Written task:
Set the listing down again in full, word for word, with the pictures left out.

## START

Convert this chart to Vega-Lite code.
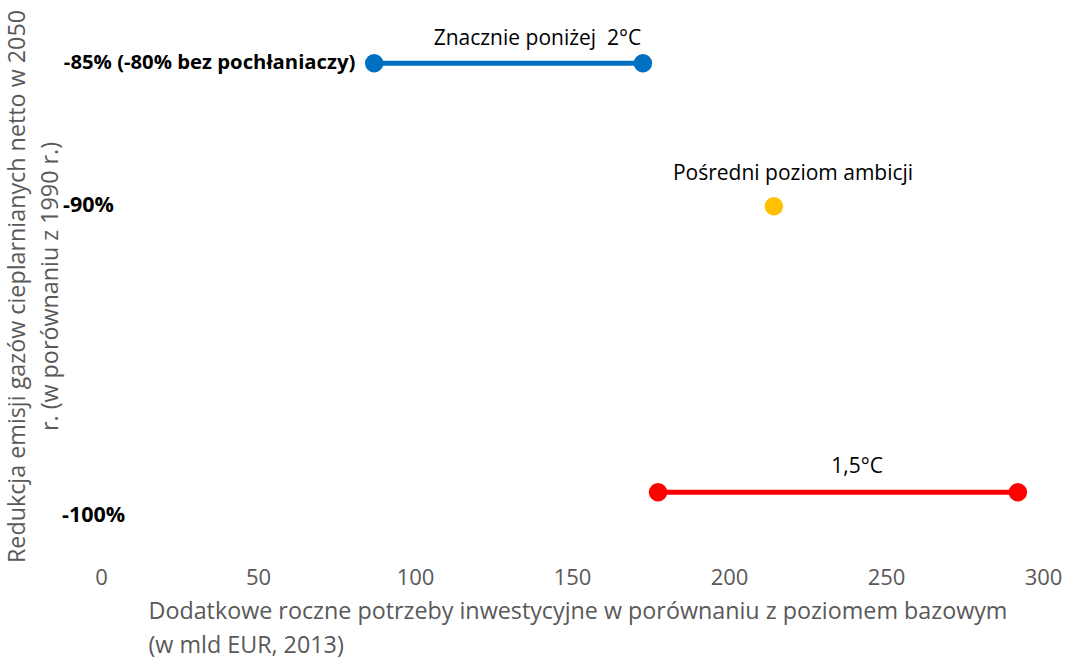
{
  "$schema": "https://vega.github.io/schema/vega-lite/v6.json",
  "width": 942,
  "height": 552,
  "autosize": {"type": "none"},
  "padding": {"left": 101, "top": 6, "right": 29, "bottom": 101},
  "background": "white",
  "config": {"view": {"stroke": null}, "font": "Open Sans"},
  "datasets": {
    "pts": [
      {"series": "Znacznie poniżej 2°C", "x": 87, "y": -85},
      {"series": "Znacznie poniżej 2°C", "x": 172.6, "y": -85},
      {"series": "Pośredni poziom ambicji", "x": 214.3, "y": -90},
      {"series": "1,5°C", "x": 177.4, "y": -100},
      {"series": "1,5°C", "x": 292, "y": -100}
    ],
    "labels": [
      {"text": "Znacznie poniżej  2°C", "x": 139, "y": -85},
      {"text": "Pośredni poziom ambicji", "x": 220.4, "y": -90},
      {"text": "1,5°C", "x": 240.8, "y": -100}
    ],
    "ylabels": [
      {"text": "-85% (-80% bez pochłaniaczy)", "x": 81, "y": -85, "align": "right"},
      {"text": "-90%", "x": -12.1, "y": -90, "align": "left"},
      {"text": "-100%", "x": -12.4, "y": -100.84, "align": "left"}
    ]
  },
  "encoding": {
    "x": {
      "field": "x", "type": "quantitative",
      "scale": {"domain": [0, 300], "nice": false, "zero": false},
      "axis": {
        "values": [0, 50, 100, 150, 200, 250, 300],
        "domain": false, "ticks": false, "grid": false, "labelFlush": false,
        "labelFont": "Open Sans", "labelFontSize": 22, "labelColor": "#595959", "labelPadding": 9,
        "title": ["Dodatkowe roczne potrzeby inwestycyjne w porównaniu z poziomem bazowym", "(w mld EUR, 2013)"],
        "titleFont": "Open Sans", "titleFontSize": 23.3, "titleFontWeight": "normal", "titleColor": "#595959",
        "titleAlign": "left", "titleAnchor": "start", "titleX": 47, "titleY": 42, "titleBaseline": "top", "titleLineHeight": 34
      }
    },
    "y": {
      "field": "y", "type": "quantitative",
      "scale": {"domain": [-102.3, -83], "nice": false, "zero": false},
      "axis": {
        "domain": false, "ticks": false, "labels": false, "grid": false,
        "title": ["Redukcja emisji gazów cieplarnianych netto w 2050", "r. (w porównaniu z 1990 r.)"],
        "titleFont": "Open Sans", "titleFontSize": 23.3, "titleFontWeight": "normal", "titleColor": "#595959",
        "titleX": -84, "titleY": 280, "titleAngle": -90, "titleAlign": "center", "titleBaseline": "middle", "titleLineHeight": 33
      }
    }
  },
  "layer": [
    {
      "data": {"name": "pts"},
      "mark": {"type": "line", "strokeWidth": 5},
      "encoding": {
        "detail": {"field": "series"},
        "color": {"field": "series", "type": "nominal", "legend": null,
          "scale": {"domain": ["Znacznie poniżej 2°C", "Pośredni poziom ambicji", "1,5°C"], "range": ["#0070C0", "#FFC000", "#FF0000"]}}
      }
    },
    {
      "data": {"name": "pts"},
      "mark": {"type": "point", "filled": true, "opacity": 1, "size": 340, "shape": "circle"},
      "encoding": {
        "color": {"field": "series", "type": "nominal", "legend": null,
          "scale": {"domain": ["Znacznie poniżej 2°C", "Pośredni poziom ambicji", "1,5°C"], "range": ["#0070C0", "#FFC000", "#FF0000"]}}
      }
    },
    {
      "data": {"name": "labels"},
      "transform": [{"filter": "datum.text == 'Znacznie poniżej  2°C'"}],
      "mark": {"type": "text", "font": "Open Sans", "fontSize": 21, "color": "black", "dy": -24, "align": "center", "baseline": "middle"},
      "encoding": {"text": {"value": "Znacznie poniżej\u00a0 2°C"}}
    },
    {
      "data": {"name": "labels"},
      "transform": [{"filter": "datum.text == 'Pośredni poziom ambicji'"}],
      "mark": {"type": "text", "font": "Open Sans", "fontSize": 21, "color": "black", "dy": -32, "align": "center", "baseline": "middle"},
      "encoding": {"text": {"field": "text"}}
    },
    {
      "data": {"name": "labels"},
      "transform": [{"filter": "datum.text == '1,5°C'"}],
      "mark": {"type": "text", "font": "Open Sans", "fontSize": 21, "color": "black", "dy": -25, "align": "center", "baseline": "middle"},
      "encoding": {"text": {"field": "text"}}
    },
    {
      "data": {"name": "ylabels"},
      "transform": [{"filter": "datum.align == 'right'"}],
      "mark": {"type": "text", "font": "Open Sans", "fontSize": 20.3, "fontWeight": "bold", "color": "black", "align": "right", "baseline": "middle"},
      "encoding": {"text": {"field": "text"}}
    },
    {
      "data": {"name": "ylabels"},
      "transform": [{"filter": "datum.align == 'left'"}],
      "mark": {"type": "text", "font": "Open Sans", "fontSize": 21.5, "fontWeight": "bold", "color": "black", "align": "left", "baseline": "middle"},
      "encoding": {"text": {"field": "text"}}
    }
  ]
}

## END

Correct answer:
Convert this chart to Vega-Lite code.
{
  "$schema": "https://vega.github.io/schema/vega-lite/v6.json",
  "width": 942,
  "height": 552,
  "autosize": {"type": "none"},
  "padding": {"left": 101, "top": 6, "right": 29, "bottom": 101},
  "background": "white",
  "config": {"view": {"stroke": null}, "font": "Open Sans"},
  "datasets": {
    "pts": [
      {"series": "Znacznie poniżej 2°C", "x": 87, "y": -85},
      {"series": "Znacznie poniżej 2°C", "x": 172.6, "y": -85},
      {"series": "Pośredni poziom ambicji", "x": 214.3, "y": -90},
      {"series": "1,5°C", "x": 177.4, "y": -100},
      {"series": "1,5°C", "x": 292, "y": -100}
    ],
    "labels": [
      {"text": "Znacznie poniżej  2°C", "x": 139, "y": -85},
      {"text": "Pośredni poziom ambicji", "x": 220.4, "y": -90},
      {"text": "1,5°C", "x": 240.8, "y": -100}
    ],
    "ylabels": [
      {"text": "-85% (-80% bez pochłaniaczy)", "x": 81, "y": -85, "align": "right"},
      {"text": "-90%", "x": -12.1, "y": -90, "align": "left"},
      {"text": "-100%", "x": -12.4, "y": -100.84, "align": "left"}
    ]
  },
  "encoding": {
    "x": {
      "field": "x", "type": "quantitative",
      "scale": {"domain": [0, 300], "nice": false, "zero": false},
      "axis": {
        "values": [0, 50, 100, 150, 200, 250, 300],
        "domain": false, "ticks": false, "grid": false, "labelFlush": false,
        "labelFont": "Open Sans", "labelFontSize": 22, "labelColor": "#595959", "labelPadding": 9,
        "title": ["Dodatkowe roczne potrzeby inwestycyjne w porównaniu z poziomem bazowym", "(w mld EUR, 2013)"],
        "titleFont": "Open Sans", "titleFontSize": 23.3, "titleFontWeight": "normal", "titleColor": "#595959",
        "titleAlign": "left", "titleAnchor": "start", "titleX": 47, "titleY": 42, "titleBaseline": "top", "titleLineHeight": 34
      }
    },
    "y": {
      "field": "y", "type": "quantitative",
      "scale": {"domain": [-102.3, -83], "nice": false, "zero": false},
      "axis": {
        "domain": false, "ticks": false, "labels": false, "grid": false,
        "title": ["Redukcja emisji gazów cieplarnianych netto w 2050", "r. (w porównaniu z 1990 r.)"],
        "titleFont": "Open Sans", "titleFontSize": 23.3, "titleFontWeight": "normal", "titleColor": "#595959",
        "titleX": -84, "titleY": 280, "titleAngle": -90, "titleAlign": "center", "titleBaseline": "middle", "titleLineHeight": 33
      }
    }
  },
  "layer": [
    {
      "data": {"name": "pts"},
      "mark": {"type": "line", "strokeWidth": 5},
      "encoding": {
        "detail": {"field": "series"},
        "color": {"field": "series", "type": "nominal", "legend": null,
          "scale": {"domain": ["Znacznie poniżej 2°C", "Pośredni poziom ambicji", "1,5°C"], "range": ["#0070C0", "#FFC000", "#FF0000"]}}
      }
    },
    {
      "data": {"name": "pts"},
      "mark": {"type": "point", "filled": true, "opacity": 1, "size": 340, "shape": "circle"},
      "encoding": {
        "color": {"field": "series", "type": "nominal", "legend": null,
          "scale": {"domain": ["Znacznie poniżej 2°C", "Pośredni poziom ambicji", "1,5°C"], "range": ["#0070C0", "#FFC000", "#FF0000"]}}
      }
    },
    {
      "data": {"name": "labels"},
      "transform": [{"filter": "datum.text == 'Znacznie poniżej  2°C'"}],
      "mark": {"type": "text", "font": "Open Sans", "fontSize": 21, "color": "black", "dy": -24, "align": "center", "baseline": "middle"},
      "encoding": {"text": {"value": "Znacznie poniżej\u00a0 2°C"}}
    },
    {
      "data": {"name": "labels"},
      "transform": [{"filter": "datum.text == 'Pośredni poziom ambicji'"}],
      "mark": {"type": "text", "font": "Open Sans", "fontSize": 21, "color": "black", "dy": -32, "align": "center", "baseline": "middle"},
      "encoding": {"text": {"field": "text"}}
    },
    {
      "data": {"name": "labels"},
      "transform": [{"filter": "datum.text == '1,5°C'"}],
      "mark": {"type": "text", "font": "Open Sans", "fontSize": 21, "color": "black", "dy": -25, "align": "center", "baseline": "middle"},
      "encoding": {"text": {"field": "text"}}
    },
    {
      "data": {"name": "ylabels"},
      "transform": [{"filter": "datum.align == 'right'"}],
      "mark": {"type": "text", "font": "Open Sans", "fontSize": 20.3, "fontWeight": "bold", "color": "black", "align": "right", "baseline": "middle"},
      "encoding": {"text": {"field": "text"}}
    },
    {
      "data": {"name": "ylabels"},
      "transform": [{"filter": "datum.align == 'left'"}],
      "mark": {"type": "text", "font": "Open Sans", "fontSize": 21.5, "fontWeight": "bold", "color": "black", "align": "left", "baseline": "middle"},
      "encoding": {"text": {"field": "text"}}
    }
  ]
}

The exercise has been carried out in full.